= Grimm's conjecture =

Prime number conjecture

In mathematics, specifically in number theory, Grimm's conjecture states that, for every set of consecutive composite numbers, there is an equally sized set of prime numbers, and a bijection that maps each composite in the former set to a prime in the latter set that it is divisible by. It was first proposed by Carl Albert Grimm in 1969.

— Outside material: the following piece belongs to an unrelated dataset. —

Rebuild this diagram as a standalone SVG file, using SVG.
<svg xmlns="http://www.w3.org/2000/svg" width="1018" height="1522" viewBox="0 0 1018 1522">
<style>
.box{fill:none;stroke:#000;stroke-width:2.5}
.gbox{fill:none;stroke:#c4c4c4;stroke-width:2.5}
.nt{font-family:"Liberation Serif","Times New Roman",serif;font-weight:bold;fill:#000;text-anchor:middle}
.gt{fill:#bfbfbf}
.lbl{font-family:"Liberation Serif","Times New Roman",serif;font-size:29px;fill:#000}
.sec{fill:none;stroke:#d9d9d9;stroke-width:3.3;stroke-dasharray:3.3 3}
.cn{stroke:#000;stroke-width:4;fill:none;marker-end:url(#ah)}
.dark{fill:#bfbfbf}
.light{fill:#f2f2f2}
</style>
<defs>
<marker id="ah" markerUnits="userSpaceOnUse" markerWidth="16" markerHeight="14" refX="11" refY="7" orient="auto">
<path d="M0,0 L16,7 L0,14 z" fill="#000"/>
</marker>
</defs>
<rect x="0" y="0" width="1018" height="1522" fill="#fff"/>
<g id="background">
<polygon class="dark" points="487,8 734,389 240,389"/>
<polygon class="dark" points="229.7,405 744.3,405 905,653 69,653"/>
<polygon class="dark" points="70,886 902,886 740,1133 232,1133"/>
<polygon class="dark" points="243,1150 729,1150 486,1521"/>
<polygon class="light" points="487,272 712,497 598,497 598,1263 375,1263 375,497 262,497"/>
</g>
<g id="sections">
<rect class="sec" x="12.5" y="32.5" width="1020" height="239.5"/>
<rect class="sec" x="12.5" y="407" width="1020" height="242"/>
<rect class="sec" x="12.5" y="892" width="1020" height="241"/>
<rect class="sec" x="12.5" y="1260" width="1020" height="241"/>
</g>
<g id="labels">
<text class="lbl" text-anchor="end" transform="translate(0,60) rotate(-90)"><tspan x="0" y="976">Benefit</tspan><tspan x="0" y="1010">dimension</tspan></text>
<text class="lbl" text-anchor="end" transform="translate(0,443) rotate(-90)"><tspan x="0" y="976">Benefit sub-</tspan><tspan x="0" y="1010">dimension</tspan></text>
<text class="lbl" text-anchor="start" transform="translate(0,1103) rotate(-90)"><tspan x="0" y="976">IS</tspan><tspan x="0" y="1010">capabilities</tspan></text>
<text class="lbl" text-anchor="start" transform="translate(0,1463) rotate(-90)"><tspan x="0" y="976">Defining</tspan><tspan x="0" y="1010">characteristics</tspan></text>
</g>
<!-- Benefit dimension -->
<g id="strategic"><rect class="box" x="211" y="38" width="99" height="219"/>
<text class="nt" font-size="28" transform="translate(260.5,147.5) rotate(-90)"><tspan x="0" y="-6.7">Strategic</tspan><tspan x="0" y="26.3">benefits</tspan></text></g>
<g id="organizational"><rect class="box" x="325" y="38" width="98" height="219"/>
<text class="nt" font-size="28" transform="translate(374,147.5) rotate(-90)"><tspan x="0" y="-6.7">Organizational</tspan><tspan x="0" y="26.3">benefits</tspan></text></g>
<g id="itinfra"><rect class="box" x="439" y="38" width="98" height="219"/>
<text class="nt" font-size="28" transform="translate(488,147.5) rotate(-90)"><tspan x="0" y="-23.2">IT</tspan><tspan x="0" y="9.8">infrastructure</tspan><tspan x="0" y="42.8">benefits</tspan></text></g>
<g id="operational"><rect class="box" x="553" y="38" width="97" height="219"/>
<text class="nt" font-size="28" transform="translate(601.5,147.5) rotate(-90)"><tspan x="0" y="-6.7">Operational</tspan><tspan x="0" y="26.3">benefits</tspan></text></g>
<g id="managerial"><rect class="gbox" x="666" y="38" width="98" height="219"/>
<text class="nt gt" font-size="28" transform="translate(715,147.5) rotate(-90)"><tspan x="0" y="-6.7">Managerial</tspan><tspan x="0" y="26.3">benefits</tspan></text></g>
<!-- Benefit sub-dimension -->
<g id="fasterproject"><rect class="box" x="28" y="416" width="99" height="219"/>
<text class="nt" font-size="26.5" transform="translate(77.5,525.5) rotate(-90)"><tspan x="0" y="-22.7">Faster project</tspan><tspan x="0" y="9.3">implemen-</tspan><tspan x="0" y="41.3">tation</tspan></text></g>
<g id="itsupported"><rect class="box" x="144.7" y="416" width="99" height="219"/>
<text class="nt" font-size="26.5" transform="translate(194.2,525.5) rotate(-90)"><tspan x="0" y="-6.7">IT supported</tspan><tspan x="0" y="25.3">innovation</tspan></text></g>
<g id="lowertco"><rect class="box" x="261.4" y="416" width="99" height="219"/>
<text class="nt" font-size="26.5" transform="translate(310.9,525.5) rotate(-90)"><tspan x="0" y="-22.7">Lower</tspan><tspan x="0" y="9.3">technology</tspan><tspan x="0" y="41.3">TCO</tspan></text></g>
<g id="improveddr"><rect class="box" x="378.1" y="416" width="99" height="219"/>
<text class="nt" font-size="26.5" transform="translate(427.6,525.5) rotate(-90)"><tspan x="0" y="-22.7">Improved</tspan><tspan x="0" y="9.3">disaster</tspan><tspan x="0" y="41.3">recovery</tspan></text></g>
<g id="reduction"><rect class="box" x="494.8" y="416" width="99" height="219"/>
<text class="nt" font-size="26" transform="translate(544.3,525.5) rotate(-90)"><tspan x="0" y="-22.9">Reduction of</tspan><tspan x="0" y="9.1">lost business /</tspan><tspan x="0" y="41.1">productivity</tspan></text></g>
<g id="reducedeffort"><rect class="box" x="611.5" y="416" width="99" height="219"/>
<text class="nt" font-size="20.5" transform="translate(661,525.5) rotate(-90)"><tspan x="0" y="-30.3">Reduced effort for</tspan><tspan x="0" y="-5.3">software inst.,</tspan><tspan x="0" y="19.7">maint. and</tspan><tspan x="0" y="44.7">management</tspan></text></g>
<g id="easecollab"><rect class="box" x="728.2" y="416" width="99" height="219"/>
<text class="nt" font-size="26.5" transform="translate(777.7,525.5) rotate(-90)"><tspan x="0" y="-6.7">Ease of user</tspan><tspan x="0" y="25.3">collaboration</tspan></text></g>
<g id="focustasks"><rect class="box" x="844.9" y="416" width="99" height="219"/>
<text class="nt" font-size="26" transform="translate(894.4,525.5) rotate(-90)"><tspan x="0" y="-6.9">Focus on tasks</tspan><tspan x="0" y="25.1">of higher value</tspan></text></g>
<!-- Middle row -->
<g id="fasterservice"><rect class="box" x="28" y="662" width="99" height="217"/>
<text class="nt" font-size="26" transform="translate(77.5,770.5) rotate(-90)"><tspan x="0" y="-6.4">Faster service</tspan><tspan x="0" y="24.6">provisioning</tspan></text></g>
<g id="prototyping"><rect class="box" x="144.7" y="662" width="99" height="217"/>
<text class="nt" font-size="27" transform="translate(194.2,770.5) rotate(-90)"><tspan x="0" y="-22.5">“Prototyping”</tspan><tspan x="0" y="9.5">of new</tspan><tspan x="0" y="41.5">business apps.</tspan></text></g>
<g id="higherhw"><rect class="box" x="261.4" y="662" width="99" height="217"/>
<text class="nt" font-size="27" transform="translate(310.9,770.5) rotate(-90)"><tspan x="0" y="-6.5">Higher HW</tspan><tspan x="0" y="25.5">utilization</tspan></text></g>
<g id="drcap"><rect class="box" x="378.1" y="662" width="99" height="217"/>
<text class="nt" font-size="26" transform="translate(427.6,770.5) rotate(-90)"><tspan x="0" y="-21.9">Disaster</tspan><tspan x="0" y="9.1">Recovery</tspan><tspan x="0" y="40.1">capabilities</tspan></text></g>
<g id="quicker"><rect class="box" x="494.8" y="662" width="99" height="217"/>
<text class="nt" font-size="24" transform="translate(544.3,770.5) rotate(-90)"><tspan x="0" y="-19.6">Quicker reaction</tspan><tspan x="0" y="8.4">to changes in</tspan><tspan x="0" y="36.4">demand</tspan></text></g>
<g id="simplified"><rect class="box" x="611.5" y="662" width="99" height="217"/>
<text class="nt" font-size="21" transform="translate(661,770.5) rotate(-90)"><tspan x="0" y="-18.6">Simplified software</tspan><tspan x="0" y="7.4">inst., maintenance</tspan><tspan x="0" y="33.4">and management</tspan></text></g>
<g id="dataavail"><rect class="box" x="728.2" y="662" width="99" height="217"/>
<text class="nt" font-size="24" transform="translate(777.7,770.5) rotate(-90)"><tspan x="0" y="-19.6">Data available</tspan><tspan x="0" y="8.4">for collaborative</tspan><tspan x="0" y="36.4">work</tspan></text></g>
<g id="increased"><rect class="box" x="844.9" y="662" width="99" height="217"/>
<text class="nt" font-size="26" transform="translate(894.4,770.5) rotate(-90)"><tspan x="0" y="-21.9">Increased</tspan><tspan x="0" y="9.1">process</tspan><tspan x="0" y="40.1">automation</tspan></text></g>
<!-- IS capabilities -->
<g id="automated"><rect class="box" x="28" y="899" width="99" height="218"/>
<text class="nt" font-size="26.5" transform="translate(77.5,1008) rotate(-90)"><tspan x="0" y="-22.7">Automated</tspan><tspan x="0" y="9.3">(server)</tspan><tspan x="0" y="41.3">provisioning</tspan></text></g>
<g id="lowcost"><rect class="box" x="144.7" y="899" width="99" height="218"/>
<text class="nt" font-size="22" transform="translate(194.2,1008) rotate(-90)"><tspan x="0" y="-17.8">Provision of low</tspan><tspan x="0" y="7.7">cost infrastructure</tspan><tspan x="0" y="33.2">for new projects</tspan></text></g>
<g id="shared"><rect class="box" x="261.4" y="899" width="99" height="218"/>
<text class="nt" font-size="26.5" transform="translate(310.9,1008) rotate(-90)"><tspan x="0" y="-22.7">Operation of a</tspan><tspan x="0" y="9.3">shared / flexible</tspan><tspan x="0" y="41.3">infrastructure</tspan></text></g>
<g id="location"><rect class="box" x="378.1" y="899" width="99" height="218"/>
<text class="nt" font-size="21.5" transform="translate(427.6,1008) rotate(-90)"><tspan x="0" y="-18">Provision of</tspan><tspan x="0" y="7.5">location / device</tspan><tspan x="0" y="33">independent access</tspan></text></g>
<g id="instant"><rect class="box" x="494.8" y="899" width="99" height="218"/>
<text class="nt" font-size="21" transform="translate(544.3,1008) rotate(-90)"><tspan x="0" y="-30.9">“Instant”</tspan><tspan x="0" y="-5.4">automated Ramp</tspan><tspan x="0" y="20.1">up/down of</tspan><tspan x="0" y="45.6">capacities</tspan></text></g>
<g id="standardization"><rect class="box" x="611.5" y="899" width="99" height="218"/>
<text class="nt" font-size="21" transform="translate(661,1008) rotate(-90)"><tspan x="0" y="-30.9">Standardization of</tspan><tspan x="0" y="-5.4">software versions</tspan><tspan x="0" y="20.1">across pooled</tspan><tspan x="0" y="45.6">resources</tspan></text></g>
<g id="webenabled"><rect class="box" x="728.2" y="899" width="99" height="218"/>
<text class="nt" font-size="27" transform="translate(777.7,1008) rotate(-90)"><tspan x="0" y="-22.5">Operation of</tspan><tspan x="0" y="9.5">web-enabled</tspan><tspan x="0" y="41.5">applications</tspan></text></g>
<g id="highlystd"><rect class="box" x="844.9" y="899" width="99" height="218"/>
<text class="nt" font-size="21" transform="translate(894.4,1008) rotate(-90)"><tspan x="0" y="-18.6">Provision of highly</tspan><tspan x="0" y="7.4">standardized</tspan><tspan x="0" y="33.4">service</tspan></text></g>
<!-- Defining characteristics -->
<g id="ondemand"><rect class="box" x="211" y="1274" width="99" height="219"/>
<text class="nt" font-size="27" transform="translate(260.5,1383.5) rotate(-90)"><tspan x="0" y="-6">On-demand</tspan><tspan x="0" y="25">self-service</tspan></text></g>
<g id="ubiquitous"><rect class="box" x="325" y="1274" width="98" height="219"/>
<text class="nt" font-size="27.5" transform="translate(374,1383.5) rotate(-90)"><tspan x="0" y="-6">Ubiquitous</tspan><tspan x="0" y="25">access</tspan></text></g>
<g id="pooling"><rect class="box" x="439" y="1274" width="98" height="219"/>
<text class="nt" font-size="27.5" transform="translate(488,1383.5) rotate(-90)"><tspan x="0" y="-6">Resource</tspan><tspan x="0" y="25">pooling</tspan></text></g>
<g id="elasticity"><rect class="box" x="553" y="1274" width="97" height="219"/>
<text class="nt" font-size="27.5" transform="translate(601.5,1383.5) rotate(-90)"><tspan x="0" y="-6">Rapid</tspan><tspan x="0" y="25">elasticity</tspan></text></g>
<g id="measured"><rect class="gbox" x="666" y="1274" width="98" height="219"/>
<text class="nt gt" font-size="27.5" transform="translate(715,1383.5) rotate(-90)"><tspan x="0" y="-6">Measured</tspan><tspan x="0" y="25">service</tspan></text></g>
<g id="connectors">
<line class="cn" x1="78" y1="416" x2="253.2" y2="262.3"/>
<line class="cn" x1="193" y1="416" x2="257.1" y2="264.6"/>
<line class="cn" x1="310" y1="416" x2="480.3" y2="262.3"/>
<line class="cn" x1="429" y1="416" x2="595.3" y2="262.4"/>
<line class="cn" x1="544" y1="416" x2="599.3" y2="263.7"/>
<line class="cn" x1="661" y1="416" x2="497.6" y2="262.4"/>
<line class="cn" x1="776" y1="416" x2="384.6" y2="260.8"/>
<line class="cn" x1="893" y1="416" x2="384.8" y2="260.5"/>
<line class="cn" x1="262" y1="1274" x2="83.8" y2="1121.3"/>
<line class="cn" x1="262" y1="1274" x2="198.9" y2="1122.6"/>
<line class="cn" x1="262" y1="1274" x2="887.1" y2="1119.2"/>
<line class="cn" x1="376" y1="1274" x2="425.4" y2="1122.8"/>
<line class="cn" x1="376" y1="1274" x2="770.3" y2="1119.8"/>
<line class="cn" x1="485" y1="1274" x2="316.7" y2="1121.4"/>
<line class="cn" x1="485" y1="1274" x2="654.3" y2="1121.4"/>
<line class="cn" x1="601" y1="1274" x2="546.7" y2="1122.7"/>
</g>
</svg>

Though still unproven, the conjecture has been verified for all $n<1.9\times 10^{10}$.

== Formal statement ==

If $n+1,n+2,\dots,n+k$ are all composite numbers, then there is a sequence of distinct prime numbers $\left(p_i\right)_{i=1}^k$ such that $p_i$ divides $n+i$ for $1 \leq i \leq k$.

=== Weaker version ===

A weaker, though still unproven, version of this conjecture states that if there is no prime in the interval $[n+1, n+k]$, then
$\prod_{1\,\leq \,x\,\leq \,k}(n+x)$
has at least $k$ distinct prime divisors.

== Consequences ==

If Grimm's conjecture is true, then
$p_{i+1} - p_i \ll \Big(\frac{p_i}{\log p_i}\Big)^{1/2}$
for all consecutive primes $p_i$ and $p_{i+1}$. This goes well beyond what the Riemann hypothesis would imply about gaps between prime numbers: the Riemann hypothesis only implies an upper bound of $O(\sqrt{p_i}(\log p_i))$.